D’hier à aujourd’hui
Les installations des Carmes déchaussés et des Ursulines ne sont pas les dernières dans le paysage urbain vannetais du 17e siècle : suivent les installations des Dominicains (1633) mais surtout d’établissements féminins, à l’exemple des religieuses de la Visitation (1638), du Père Éternel (1674), de la Retraite des femmes (1675) et du Petit couvent (1683). Après un déclin quasiment général dans la seconde moitié du 18e siècle, ces établissements ferment leurs portes à la Révolution. Certains reprennent vie aux 19e et 20e siècles, à l’instar des Ursulines actuellement installées dans le quartier de Ménimur. Le centre-ville de Vannes garde quant à lui l’empreinte des anciens couvents du 17e siècle. Celui des Carmes déchaussés, après avoir notamment logé l'évêché et le musée municipal, abrite désormais le Conservatoire de musique à rayonnement départemental de Vannes. Le couvent des Ursulines n’a en revanche conservé que sa chapelle, classée monument historique et récemment restaurée : acquise par les Jésuites au 19e siècle, elle appartient désormais au collège Saint-François-Xavier et abrite une bibliothèque.

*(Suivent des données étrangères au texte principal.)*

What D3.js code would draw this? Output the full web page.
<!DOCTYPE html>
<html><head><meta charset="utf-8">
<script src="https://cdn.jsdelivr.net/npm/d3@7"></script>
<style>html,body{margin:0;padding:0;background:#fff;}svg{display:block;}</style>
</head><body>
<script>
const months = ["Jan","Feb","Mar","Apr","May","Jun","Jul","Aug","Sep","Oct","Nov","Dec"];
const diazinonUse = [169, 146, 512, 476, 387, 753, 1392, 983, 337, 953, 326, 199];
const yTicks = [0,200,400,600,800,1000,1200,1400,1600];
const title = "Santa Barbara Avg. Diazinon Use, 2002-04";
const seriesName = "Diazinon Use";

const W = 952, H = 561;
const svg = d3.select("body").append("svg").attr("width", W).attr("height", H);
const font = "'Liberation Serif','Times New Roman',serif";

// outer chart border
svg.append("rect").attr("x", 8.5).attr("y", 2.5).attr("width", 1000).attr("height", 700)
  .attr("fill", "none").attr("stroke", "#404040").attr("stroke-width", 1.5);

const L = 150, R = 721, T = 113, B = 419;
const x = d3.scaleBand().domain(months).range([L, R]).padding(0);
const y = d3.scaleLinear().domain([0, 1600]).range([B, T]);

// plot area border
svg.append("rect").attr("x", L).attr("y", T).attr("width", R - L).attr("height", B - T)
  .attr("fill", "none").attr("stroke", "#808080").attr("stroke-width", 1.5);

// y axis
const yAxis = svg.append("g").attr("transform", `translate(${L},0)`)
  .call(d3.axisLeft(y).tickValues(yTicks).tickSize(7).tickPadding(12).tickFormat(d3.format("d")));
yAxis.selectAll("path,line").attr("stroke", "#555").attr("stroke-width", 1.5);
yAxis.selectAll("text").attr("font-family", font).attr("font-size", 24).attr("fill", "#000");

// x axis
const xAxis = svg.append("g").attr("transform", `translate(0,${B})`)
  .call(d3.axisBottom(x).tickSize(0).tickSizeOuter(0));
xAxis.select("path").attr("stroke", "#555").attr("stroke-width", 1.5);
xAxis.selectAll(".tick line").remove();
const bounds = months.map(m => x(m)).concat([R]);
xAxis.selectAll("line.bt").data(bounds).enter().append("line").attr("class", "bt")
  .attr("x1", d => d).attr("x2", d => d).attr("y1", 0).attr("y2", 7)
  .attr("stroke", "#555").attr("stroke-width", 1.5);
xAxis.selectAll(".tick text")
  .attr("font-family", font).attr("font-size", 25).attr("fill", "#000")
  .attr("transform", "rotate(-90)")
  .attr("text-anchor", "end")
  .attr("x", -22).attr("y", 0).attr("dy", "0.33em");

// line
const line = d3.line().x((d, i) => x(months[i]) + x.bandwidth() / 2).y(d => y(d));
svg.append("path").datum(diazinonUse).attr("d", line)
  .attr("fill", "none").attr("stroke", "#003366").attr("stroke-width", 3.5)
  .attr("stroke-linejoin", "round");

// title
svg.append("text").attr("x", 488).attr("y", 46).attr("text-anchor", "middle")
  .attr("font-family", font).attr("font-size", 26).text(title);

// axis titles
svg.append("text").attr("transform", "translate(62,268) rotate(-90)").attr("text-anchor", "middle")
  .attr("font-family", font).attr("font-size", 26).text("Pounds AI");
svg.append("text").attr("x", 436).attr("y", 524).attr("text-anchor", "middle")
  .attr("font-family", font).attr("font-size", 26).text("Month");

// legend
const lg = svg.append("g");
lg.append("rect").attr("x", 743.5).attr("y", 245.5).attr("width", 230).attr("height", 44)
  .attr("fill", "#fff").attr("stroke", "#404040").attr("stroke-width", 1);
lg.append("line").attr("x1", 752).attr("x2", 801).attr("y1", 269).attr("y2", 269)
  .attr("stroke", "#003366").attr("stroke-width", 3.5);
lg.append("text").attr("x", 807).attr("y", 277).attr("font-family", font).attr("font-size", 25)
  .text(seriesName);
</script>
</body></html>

Outre cette présence dans le tissu urbain actuel, les Carmes déchaussés et les Ursulines de Vannes continuent à vivre à travers leurs archives, dont une partie existe encore aujourd’hui. Les Archives départementales du Morbihan conservent ainsi plus de deux mètres de documents provenant de ces communautés, pour une période allant de 1450 à 1790. Non classés pour l’instant, ils comprennent notamment des contrats de fondations, des titres de propriété, des livres de comptes, des dossiers de procédure ou encore des registres répertoriant les prises d’habits, les professions et les décès des religieux.
Sources consultées
- 47 H 1-17. - Fonds des Carmes déchaussés de Vannes (1450-1790). Non classé.

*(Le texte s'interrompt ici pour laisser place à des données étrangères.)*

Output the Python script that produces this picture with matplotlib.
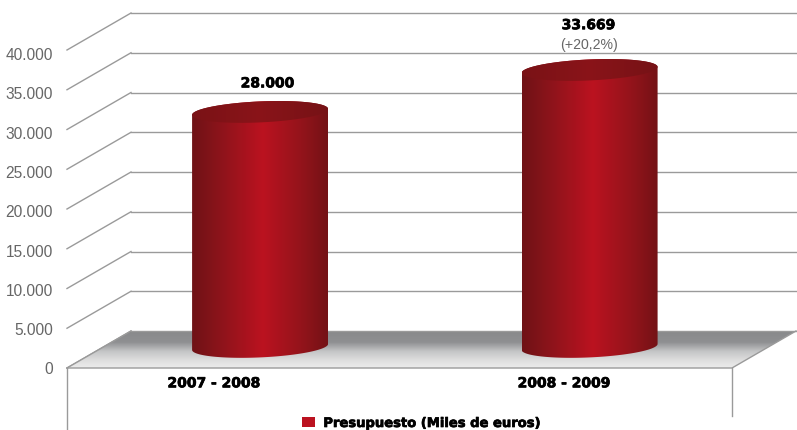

- 77 H 1.- Fonds des Ursulines de Vannes (1627-1789). Non classé.
- GUEZEL (Louise), À l'écoute de l'histoire. Les Ursulines de Vannes de 1627 à nos jours du monastère sur le port à Notre-Dame de Ménimur, Vannes, 1981. [HB 3910]
- HASQUENOPH (Sophie), Histoire des ordres et congrégations religieuses en France du Moyen Âge à nos jours, Seyssel, Champ Vallon, 2009. [HB 10850]
- LE MENE (Joseph-Marie), « Les Carmes déchaussés de Vannes », in Bulletin de la société polymathique du Morbihan, 1895. [XIV U 11]
- LE MENE (Joseph-Marie), « Les Ursulines de Vannes », in Bulletin de la société polymathique du Morbihan, 1898. [XIV U 11]
- MINOIS (Georges), Les Religieux en Bretagne sous l'Ancien Régime, Rennes, Ouest-France Université, 1989. [HB 5653]
- POMMEREUSE (Marie de), Les chroniques de l’ordre des Ursulines recueillies pour l’usage des religieuses du même ordre, Paris, Jean Henault, 1673.